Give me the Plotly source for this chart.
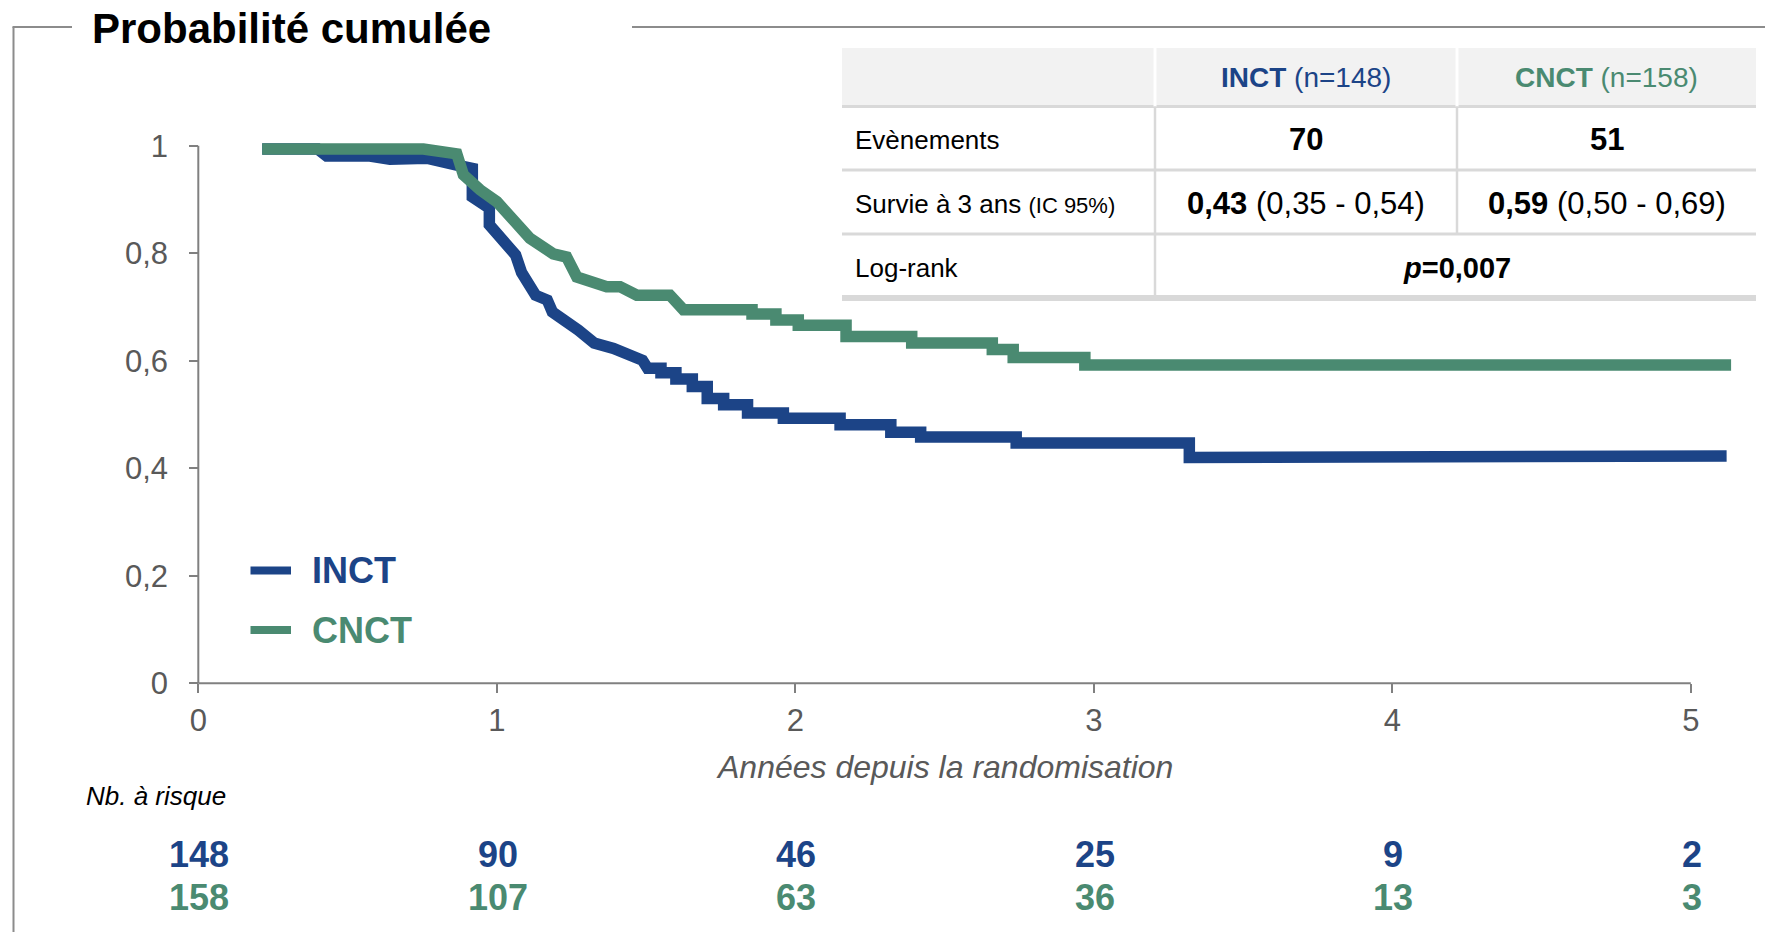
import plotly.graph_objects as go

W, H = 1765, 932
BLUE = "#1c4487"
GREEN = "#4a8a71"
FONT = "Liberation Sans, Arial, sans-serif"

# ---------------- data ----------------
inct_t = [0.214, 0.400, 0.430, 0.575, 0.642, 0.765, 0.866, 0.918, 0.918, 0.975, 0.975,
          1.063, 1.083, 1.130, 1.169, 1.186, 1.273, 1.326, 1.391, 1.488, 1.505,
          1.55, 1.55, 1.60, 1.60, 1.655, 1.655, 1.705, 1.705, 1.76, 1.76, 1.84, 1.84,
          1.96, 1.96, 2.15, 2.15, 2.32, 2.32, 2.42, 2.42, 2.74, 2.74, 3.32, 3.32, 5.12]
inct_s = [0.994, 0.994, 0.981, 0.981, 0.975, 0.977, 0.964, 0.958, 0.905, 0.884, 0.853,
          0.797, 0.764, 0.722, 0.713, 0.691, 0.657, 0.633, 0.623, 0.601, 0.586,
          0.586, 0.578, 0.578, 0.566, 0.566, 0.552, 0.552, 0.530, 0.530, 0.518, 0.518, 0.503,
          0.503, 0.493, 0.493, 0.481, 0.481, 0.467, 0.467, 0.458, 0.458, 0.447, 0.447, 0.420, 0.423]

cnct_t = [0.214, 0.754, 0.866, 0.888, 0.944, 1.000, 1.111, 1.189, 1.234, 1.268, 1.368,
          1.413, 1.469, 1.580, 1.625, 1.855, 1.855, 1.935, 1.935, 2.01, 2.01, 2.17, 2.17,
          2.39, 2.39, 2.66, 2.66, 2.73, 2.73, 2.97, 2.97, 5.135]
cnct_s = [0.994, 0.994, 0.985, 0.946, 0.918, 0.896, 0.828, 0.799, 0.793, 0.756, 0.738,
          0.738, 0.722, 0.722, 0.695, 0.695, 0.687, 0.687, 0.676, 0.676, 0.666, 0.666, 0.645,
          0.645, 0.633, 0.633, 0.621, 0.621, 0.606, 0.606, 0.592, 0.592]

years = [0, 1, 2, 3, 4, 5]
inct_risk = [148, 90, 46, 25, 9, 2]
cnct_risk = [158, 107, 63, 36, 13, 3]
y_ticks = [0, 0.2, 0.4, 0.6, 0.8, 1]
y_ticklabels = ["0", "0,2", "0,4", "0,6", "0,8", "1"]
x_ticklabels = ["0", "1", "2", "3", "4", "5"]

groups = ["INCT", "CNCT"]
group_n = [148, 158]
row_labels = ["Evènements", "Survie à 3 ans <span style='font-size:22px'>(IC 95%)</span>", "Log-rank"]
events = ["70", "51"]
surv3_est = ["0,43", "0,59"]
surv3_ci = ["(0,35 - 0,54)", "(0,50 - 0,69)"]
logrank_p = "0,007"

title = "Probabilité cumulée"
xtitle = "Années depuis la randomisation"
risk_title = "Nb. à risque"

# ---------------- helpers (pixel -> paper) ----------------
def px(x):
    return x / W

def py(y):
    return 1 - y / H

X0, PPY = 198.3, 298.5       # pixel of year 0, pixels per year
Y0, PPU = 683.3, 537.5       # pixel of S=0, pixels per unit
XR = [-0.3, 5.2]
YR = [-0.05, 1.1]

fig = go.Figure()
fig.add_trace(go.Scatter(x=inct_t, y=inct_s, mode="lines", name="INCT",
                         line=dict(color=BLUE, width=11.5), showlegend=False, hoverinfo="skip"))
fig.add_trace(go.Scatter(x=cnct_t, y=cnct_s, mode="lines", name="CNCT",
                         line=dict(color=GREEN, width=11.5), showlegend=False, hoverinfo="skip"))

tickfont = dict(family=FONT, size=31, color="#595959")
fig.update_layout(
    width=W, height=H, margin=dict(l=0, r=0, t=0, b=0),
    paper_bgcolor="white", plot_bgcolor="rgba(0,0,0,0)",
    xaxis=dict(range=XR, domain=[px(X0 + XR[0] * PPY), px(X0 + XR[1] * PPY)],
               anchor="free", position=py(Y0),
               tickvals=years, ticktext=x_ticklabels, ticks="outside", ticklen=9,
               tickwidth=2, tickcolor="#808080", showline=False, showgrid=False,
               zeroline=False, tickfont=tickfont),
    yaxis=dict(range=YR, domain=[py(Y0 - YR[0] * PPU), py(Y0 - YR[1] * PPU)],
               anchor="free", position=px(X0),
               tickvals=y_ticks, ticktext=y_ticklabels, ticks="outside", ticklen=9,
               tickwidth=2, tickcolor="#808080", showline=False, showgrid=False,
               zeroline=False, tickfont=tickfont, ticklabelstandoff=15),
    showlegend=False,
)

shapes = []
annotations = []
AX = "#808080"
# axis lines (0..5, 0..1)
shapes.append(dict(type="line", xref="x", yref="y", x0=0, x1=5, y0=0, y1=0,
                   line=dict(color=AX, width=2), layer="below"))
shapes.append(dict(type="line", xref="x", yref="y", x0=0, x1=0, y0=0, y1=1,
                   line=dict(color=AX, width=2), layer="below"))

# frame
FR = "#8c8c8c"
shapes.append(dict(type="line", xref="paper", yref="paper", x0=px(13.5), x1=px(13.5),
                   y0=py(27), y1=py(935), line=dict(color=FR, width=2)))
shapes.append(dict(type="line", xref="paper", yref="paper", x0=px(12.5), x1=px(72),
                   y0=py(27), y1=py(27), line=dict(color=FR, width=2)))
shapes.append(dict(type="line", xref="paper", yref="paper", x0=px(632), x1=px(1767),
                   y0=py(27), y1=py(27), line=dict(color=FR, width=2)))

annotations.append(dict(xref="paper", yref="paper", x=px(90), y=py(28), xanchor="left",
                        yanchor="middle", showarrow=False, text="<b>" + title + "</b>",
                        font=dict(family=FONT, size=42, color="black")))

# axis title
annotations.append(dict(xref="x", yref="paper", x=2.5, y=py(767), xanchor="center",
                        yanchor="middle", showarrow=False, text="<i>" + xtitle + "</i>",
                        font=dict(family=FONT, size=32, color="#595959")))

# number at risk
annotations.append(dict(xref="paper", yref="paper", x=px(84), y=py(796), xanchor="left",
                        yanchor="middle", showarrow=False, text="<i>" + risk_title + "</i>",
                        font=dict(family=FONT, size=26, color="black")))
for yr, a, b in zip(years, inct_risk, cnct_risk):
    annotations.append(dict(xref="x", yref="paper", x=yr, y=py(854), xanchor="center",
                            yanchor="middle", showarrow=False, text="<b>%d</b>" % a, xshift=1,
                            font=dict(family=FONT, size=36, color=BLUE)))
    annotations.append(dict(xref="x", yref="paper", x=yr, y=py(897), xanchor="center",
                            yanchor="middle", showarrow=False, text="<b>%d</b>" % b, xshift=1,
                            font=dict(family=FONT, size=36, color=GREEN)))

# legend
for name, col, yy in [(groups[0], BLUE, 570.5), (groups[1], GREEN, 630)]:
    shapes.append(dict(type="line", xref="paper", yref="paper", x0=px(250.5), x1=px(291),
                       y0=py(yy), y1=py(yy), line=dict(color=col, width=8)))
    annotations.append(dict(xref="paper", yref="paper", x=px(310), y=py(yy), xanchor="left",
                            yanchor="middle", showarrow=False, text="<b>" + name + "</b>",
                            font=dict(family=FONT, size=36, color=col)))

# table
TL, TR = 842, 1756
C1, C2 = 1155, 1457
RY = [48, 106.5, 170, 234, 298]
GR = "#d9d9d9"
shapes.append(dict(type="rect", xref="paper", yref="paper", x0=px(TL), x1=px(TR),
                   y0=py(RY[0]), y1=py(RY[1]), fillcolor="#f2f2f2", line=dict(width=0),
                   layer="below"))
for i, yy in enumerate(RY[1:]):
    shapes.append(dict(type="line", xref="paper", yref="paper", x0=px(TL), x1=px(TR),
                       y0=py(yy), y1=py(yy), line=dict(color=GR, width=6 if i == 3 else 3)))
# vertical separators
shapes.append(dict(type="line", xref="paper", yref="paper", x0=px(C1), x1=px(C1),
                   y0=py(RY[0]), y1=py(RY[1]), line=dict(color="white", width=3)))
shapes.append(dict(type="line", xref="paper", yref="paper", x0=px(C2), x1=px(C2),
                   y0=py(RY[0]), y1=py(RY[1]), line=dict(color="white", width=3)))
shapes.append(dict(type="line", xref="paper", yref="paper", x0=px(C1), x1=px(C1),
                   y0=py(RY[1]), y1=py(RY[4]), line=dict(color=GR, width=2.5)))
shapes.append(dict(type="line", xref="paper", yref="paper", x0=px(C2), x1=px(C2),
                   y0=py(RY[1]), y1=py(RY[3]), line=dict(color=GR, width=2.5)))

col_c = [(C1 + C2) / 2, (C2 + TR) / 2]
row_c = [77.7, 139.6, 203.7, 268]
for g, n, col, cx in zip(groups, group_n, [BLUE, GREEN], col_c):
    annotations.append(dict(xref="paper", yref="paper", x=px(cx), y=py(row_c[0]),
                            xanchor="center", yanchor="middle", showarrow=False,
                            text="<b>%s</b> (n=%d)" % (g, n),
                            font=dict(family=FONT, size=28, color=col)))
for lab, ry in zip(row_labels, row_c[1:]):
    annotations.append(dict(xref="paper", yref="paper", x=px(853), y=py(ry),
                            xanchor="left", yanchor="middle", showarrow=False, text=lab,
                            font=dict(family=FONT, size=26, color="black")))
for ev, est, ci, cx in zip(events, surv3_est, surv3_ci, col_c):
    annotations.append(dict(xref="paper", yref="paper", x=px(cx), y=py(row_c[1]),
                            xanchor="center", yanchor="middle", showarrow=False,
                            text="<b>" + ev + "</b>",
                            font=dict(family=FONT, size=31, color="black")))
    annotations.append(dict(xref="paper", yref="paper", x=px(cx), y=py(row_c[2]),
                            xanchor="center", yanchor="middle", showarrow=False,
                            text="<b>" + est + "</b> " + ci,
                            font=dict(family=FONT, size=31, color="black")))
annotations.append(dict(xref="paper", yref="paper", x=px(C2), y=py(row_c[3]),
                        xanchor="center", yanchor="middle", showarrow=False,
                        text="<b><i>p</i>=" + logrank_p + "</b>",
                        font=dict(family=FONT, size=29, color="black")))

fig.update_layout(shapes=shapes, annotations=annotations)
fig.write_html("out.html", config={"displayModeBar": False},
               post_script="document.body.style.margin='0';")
--
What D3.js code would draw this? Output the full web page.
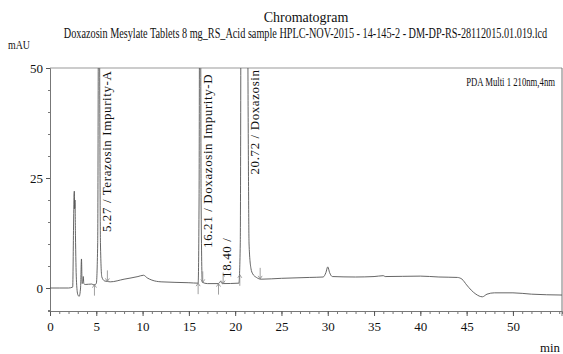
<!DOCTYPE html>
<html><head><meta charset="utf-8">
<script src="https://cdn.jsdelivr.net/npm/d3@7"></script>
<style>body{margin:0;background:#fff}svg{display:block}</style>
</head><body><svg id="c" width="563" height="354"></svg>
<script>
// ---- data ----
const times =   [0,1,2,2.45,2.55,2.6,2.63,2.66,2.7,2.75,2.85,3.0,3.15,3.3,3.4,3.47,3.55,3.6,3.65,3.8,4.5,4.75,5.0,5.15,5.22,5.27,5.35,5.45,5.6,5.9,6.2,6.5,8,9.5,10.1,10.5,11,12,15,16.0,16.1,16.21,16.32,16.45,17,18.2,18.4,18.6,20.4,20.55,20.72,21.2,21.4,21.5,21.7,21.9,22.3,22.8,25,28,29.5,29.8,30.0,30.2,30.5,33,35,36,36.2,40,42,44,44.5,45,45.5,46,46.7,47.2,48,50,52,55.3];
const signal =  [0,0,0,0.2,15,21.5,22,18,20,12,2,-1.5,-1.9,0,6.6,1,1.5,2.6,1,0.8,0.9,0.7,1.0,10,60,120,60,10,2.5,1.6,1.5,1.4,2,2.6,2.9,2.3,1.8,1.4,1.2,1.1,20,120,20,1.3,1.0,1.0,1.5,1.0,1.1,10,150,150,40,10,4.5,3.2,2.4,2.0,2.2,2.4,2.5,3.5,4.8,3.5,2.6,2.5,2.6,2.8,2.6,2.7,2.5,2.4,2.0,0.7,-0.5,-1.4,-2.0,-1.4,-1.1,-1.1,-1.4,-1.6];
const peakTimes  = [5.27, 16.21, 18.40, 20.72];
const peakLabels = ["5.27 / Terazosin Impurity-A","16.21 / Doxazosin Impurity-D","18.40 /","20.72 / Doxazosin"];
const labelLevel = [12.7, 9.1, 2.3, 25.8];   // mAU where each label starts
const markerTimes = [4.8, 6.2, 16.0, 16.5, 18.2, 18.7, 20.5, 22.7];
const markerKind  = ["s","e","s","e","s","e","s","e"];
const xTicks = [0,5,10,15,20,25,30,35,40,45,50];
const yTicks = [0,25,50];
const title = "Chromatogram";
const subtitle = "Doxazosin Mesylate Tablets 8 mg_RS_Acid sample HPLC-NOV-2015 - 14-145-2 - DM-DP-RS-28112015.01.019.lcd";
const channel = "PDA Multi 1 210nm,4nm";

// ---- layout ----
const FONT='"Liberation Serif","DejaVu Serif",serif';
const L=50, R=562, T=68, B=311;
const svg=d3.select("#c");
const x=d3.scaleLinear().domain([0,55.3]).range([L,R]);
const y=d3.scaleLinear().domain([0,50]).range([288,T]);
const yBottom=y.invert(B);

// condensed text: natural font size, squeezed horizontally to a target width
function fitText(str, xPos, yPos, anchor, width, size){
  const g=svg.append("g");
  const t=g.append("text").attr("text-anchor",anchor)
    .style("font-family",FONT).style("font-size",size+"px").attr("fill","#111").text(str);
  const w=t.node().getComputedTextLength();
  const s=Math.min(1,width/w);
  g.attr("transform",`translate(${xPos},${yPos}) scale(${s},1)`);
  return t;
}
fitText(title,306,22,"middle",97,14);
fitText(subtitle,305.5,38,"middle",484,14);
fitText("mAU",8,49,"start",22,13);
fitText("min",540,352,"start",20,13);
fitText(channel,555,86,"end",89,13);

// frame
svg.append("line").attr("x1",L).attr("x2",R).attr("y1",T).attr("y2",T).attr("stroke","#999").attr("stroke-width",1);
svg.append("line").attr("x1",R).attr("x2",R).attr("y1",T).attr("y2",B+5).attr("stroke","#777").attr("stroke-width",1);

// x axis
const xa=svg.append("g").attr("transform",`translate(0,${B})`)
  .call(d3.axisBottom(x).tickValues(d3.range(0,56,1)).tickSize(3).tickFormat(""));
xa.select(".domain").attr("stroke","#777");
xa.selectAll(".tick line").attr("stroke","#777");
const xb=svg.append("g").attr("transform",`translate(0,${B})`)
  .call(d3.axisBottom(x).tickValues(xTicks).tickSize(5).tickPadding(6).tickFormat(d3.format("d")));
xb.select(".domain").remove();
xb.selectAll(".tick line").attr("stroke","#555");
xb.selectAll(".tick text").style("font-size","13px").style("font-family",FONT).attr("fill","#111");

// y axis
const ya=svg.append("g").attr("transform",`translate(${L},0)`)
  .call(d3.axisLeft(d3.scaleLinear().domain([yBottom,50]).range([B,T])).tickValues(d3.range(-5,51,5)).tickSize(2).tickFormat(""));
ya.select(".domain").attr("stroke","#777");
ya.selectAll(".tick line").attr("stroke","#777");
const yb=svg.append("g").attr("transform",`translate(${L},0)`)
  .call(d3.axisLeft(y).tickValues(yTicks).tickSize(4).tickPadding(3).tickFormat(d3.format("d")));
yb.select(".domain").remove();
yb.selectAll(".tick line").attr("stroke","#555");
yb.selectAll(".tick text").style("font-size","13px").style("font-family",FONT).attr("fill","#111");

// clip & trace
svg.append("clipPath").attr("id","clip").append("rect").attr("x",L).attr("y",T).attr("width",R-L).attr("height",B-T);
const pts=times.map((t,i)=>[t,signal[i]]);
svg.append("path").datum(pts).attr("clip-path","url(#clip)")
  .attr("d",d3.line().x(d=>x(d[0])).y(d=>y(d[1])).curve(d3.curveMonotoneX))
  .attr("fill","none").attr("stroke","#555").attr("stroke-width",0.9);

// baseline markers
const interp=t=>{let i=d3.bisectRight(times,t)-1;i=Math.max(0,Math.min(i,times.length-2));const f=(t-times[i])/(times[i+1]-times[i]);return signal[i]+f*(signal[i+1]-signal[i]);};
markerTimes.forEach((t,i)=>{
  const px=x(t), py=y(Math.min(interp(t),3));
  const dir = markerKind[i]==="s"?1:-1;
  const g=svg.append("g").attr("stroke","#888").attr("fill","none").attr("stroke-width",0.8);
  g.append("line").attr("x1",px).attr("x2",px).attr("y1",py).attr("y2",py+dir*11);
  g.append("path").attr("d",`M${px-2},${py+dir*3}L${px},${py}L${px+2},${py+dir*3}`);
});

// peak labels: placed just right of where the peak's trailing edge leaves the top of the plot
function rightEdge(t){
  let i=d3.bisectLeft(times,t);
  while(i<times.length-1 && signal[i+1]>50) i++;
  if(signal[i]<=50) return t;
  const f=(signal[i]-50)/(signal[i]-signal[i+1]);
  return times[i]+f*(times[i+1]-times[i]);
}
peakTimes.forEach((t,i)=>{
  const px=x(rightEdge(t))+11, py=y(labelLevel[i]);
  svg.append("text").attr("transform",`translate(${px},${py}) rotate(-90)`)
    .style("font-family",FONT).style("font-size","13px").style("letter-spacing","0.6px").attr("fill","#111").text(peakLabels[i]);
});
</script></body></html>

(REQUIRED TASK)
Collect every line with the string "this" from the records, and copy each.

(ANSWER TO THE PROBLEM)
Give me the Plotly source for this chart.
What D3.js code would draw this? Output the full web page.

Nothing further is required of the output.